An episodic chronicle of life inside a notorious São Paolo penitentiary—the idea of a jail notorious by Brazilian prison standards hints at its unimaginable squalor—Hector Babenco's Carandiru culminates in a 1992 prison riot that left 111 inmates (and no policemen) dead. The sequence is powerful enough on its own: a picture of mass chaos, terror, and indiscriminate bloodletting that ends with the chilling image of soapy water flooding the prison's corridors, as if hosing down the killing floor of a slaughterhouse. It's the grisly payoff to two hours of backstories, subplots, and minor melodramas, all in an effort to give faces and names to those whose lives were taken or spared for equally arbitrary reasons. And yet, Babenco's hard work is undercut by his squarely theatrical notion of realism: Specifically, how did the touring company for West Side Story wind up in such an awful spot?
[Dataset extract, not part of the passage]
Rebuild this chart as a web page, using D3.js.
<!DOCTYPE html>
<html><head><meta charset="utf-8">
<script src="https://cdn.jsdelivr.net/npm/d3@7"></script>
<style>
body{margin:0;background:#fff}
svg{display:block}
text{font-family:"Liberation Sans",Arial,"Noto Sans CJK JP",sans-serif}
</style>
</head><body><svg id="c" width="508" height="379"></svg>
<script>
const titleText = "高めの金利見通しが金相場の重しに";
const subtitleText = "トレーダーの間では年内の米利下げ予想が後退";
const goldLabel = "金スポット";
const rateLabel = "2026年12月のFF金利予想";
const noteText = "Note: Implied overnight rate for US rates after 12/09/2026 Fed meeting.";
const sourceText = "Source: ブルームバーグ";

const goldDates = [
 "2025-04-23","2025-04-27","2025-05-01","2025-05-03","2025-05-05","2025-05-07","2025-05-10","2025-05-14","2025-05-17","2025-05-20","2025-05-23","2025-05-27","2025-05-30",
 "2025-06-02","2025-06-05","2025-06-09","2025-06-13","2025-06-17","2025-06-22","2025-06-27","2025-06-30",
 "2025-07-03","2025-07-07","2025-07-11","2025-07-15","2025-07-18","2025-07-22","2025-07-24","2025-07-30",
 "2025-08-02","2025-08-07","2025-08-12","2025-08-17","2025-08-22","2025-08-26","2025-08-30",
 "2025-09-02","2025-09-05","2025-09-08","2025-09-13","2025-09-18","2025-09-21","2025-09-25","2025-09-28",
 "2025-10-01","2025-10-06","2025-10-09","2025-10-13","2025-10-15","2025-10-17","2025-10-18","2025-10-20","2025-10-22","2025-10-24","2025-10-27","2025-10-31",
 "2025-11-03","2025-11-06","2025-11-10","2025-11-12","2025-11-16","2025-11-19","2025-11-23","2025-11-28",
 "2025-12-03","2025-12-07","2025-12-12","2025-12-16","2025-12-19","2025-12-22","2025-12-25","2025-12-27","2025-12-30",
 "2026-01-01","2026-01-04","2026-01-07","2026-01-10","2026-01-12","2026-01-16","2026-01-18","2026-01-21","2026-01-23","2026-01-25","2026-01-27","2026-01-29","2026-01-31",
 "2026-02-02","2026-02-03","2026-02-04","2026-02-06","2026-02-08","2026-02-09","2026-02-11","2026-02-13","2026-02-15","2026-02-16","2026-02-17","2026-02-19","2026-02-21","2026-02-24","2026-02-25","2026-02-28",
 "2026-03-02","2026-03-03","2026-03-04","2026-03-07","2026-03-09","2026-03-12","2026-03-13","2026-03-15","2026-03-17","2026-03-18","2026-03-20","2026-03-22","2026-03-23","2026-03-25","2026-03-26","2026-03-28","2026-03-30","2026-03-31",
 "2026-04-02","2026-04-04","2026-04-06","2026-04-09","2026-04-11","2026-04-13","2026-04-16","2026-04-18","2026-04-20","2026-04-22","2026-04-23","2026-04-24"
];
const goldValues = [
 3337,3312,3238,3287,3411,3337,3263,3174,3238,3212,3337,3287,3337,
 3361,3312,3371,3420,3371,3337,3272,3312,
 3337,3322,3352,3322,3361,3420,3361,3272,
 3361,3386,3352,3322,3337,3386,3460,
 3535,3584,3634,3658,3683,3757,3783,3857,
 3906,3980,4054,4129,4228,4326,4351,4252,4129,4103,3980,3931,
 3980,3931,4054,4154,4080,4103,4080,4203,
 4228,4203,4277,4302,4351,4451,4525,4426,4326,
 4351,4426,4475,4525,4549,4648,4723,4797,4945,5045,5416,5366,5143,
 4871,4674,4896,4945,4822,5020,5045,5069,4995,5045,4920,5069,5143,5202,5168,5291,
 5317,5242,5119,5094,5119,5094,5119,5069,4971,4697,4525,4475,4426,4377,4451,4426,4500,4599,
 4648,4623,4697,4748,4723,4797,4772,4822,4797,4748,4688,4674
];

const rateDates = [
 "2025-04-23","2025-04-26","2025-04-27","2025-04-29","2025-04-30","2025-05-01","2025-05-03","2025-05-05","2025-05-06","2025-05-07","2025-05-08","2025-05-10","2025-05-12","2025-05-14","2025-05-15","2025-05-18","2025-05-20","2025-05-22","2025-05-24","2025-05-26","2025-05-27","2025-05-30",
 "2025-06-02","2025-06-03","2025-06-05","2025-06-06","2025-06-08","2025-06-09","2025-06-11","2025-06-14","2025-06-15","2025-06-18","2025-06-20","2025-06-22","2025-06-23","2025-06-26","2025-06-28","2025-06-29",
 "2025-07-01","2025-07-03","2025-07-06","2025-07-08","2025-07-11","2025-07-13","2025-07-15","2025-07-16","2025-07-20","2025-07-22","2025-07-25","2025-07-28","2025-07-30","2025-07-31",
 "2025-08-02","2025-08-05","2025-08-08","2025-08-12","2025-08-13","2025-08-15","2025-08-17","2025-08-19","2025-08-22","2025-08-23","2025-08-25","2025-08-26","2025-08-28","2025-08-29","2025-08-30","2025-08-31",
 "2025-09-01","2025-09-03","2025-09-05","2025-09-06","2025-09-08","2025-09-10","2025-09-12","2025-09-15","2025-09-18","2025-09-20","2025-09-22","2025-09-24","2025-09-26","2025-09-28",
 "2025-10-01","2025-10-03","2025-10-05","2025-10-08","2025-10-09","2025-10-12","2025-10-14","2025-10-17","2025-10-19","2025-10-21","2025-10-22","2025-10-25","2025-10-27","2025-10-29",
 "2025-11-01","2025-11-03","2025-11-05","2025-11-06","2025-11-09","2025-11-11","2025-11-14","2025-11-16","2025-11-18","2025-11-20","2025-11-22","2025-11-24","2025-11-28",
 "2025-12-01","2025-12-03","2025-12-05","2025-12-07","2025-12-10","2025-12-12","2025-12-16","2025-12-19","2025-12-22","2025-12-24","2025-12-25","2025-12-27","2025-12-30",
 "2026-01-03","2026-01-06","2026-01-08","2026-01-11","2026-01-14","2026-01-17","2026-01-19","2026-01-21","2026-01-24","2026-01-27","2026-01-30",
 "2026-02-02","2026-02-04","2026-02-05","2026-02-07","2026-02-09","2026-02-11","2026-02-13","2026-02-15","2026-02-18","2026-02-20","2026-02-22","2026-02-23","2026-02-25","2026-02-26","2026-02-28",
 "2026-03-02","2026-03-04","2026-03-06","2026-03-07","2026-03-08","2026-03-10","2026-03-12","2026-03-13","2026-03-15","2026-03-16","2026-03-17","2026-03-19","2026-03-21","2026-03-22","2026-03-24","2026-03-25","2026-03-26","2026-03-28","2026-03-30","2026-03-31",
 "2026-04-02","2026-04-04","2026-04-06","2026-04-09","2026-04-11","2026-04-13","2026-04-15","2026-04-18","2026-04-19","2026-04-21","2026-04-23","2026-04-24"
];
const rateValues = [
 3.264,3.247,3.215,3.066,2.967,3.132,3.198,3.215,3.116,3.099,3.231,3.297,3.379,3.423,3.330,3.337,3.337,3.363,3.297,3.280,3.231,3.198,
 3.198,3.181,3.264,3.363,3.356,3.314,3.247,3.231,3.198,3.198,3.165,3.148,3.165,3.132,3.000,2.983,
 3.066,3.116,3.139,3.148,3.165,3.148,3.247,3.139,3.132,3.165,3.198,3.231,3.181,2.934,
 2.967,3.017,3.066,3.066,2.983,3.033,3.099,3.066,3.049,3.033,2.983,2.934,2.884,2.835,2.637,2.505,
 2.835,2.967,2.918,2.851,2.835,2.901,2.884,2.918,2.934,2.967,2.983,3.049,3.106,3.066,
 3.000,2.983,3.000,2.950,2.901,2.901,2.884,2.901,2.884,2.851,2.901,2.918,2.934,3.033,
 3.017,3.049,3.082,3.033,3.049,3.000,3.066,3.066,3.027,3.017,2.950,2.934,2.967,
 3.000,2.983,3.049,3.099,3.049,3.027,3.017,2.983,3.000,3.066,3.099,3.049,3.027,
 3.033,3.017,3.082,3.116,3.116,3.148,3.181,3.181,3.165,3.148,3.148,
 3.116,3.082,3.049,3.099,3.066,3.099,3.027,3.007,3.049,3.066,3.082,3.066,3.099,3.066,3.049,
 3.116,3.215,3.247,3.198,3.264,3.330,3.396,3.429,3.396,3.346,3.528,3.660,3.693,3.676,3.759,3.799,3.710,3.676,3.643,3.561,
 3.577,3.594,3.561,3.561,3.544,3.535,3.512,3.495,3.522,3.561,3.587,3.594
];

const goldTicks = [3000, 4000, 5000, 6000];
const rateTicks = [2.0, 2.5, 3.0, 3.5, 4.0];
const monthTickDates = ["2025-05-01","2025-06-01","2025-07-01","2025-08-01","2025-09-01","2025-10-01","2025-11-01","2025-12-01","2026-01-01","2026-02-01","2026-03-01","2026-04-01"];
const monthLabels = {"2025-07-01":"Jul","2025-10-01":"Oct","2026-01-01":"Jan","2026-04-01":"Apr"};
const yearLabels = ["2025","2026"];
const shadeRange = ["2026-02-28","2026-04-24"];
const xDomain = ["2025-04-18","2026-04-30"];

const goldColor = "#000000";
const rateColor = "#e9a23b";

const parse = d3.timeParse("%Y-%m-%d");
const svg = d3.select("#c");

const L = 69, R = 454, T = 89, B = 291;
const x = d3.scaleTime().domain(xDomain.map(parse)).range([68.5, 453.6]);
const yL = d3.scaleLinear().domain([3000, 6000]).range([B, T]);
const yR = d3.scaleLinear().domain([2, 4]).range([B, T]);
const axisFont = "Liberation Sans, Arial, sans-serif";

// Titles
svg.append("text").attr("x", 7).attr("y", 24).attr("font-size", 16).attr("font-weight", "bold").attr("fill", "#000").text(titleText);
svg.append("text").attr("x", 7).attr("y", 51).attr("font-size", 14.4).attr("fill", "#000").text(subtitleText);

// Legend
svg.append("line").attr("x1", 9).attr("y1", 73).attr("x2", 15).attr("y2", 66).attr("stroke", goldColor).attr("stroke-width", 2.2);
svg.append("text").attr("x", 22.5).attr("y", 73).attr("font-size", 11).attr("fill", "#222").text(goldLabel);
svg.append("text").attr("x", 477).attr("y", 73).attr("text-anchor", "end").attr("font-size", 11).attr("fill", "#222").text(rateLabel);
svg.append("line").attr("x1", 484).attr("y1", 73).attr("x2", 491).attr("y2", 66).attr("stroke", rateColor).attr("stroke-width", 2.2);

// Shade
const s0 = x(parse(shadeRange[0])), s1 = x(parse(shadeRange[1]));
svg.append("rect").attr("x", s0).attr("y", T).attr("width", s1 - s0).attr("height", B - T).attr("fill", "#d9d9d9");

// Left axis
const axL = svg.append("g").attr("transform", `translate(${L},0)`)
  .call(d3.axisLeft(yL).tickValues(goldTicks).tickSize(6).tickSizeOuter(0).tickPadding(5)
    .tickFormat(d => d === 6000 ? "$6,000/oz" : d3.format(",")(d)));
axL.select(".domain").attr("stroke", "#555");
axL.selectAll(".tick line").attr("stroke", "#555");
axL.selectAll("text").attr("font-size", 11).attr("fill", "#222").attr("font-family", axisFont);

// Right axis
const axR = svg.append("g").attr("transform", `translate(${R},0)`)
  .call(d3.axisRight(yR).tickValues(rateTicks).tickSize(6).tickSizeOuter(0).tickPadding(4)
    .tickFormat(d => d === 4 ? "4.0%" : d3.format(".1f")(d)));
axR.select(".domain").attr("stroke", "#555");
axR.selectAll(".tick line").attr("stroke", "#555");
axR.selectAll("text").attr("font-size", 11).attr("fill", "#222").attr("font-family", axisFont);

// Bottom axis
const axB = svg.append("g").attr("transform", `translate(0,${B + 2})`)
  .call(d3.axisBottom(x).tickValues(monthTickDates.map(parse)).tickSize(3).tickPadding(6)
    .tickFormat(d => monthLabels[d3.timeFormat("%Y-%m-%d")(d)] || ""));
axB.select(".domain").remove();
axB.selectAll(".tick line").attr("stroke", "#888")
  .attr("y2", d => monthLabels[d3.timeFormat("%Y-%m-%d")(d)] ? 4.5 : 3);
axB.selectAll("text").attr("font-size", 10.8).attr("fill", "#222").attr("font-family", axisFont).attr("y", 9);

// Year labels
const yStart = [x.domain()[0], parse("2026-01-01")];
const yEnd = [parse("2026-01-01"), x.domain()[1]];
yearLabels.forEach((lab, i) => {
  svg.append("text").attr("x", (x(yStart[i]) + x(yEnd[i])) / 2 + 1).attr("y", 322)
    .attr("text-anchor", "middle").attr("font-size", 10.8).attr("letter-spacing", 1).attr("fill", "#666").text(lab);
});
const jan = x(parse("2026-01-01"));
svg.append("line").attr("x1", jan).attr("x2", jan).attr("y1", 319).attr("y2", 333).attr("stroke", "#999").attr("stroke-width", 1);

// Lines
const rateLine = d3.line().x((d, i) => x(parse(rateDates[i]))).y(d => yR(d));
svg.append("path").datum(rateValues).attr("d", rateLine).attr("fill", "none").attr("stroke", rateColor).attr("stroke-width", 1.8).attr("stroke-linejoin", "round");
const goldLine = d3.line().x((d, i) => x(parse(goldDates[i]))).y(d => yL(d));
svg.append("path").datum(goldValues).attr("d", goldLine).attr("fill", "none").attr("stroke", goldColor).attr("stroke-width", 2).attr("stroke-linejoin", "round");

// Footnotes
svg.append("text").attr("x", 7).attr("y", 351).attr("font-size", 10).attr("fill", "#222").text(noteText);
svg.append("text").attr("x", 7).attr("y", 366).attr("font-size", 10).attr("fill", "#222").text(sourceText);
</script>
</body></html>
In form and activist content, Carandiru splits the difference between Babenco's two most notable films, the 1981 slum exposé Pixote and 1985's one-cell melodrama Kiss Of The Spider Woman, but good intentions don't bring his cardboard characters to life. Looking for a focal point to unify his ragtag ensemble, Babenco settles on Luiz Carlos Vasconcelos, a good-natured doctor who tries to curb an AIDS outbreak, but mainly listens attentively to the inmates' life stories. Through this stilted narrative device, a pattern develops: Colorful characters with nicknames like Highness (Milhem Cortaz), Dagger (Ailton Graça), and Lady Di (Rodrigo Santoro) stagger into Vasconcelos' office, get treatment, and talk about their criminal pasts, which are dutifully revealed in flashback. When the hammer falls in the third act, Babenco clearly hopes viewers will have ingested enough morsels of humanity to get sick to their stomachs.
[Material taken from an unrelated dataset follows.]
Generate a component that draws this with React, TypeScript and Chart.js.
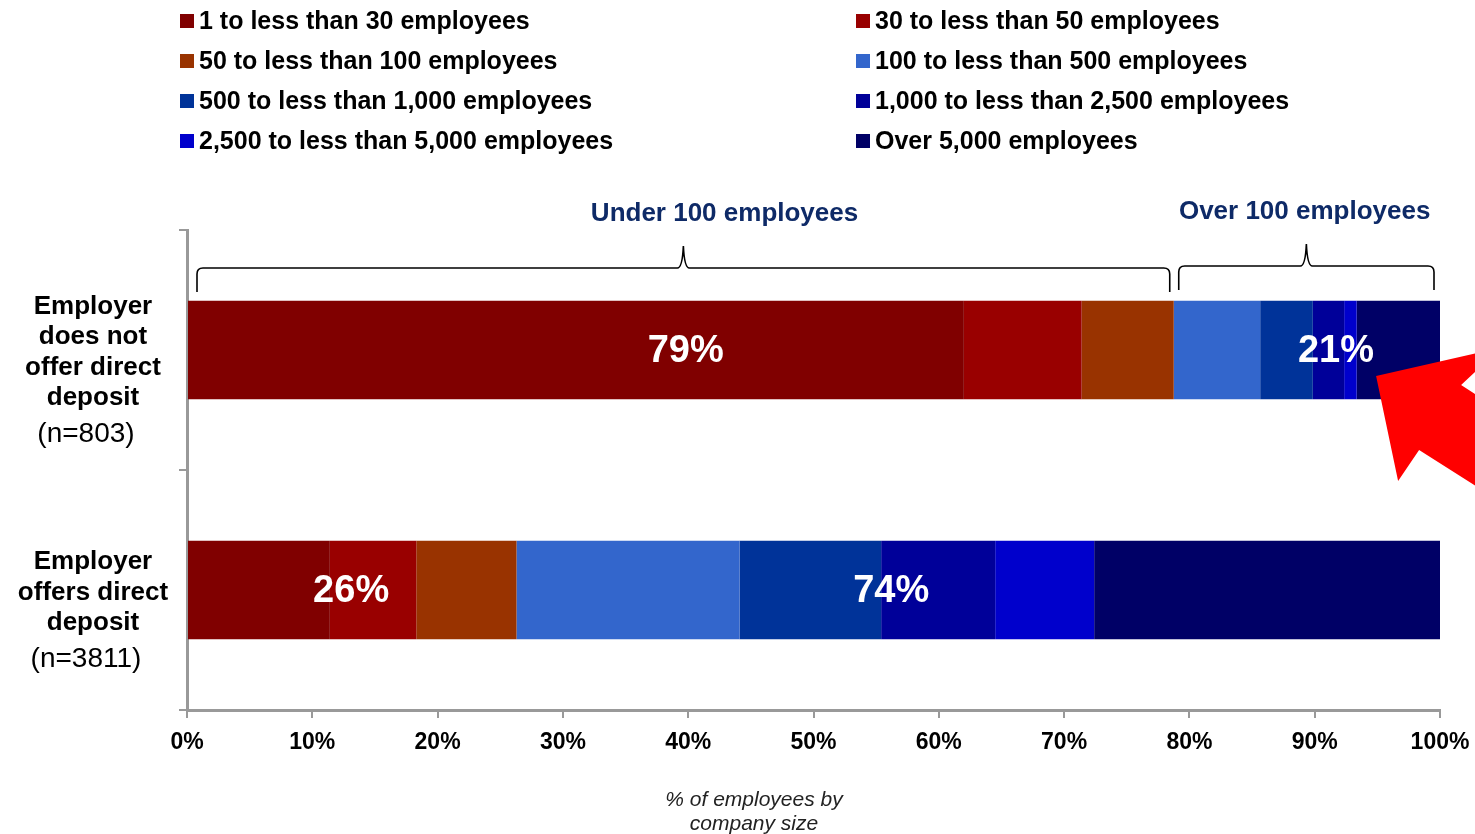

Premièring alongside Gus Van Sant's Palme D'Or-winning Elephant at last year's Cannes Film Festival, Carandiru echoes its strategy of setting its ducks in a row before ending in target practice, but the differences between the two films are telling. Van Sant's approach to characterization could be called oblique at best, but he has a greater and far more poetic sense of how an institution (in Elephant's case, high school) functions on an average day, and he lets the ordinary take on an eerie sort of poignancy as it leads up to a Columbine-like massacre. Going the conventional route, Babenco works overtime to flesh out a disparate group of individuals, but lost in the stereotypes and banalities is any feeling for the awful machinations of the prison itself. In a jailhouse designed for 3,000 people and packed to nearly three times its capacity, Babenco draws a representative sample of about a dozen inmates, which leaves the larger picture out of the frame.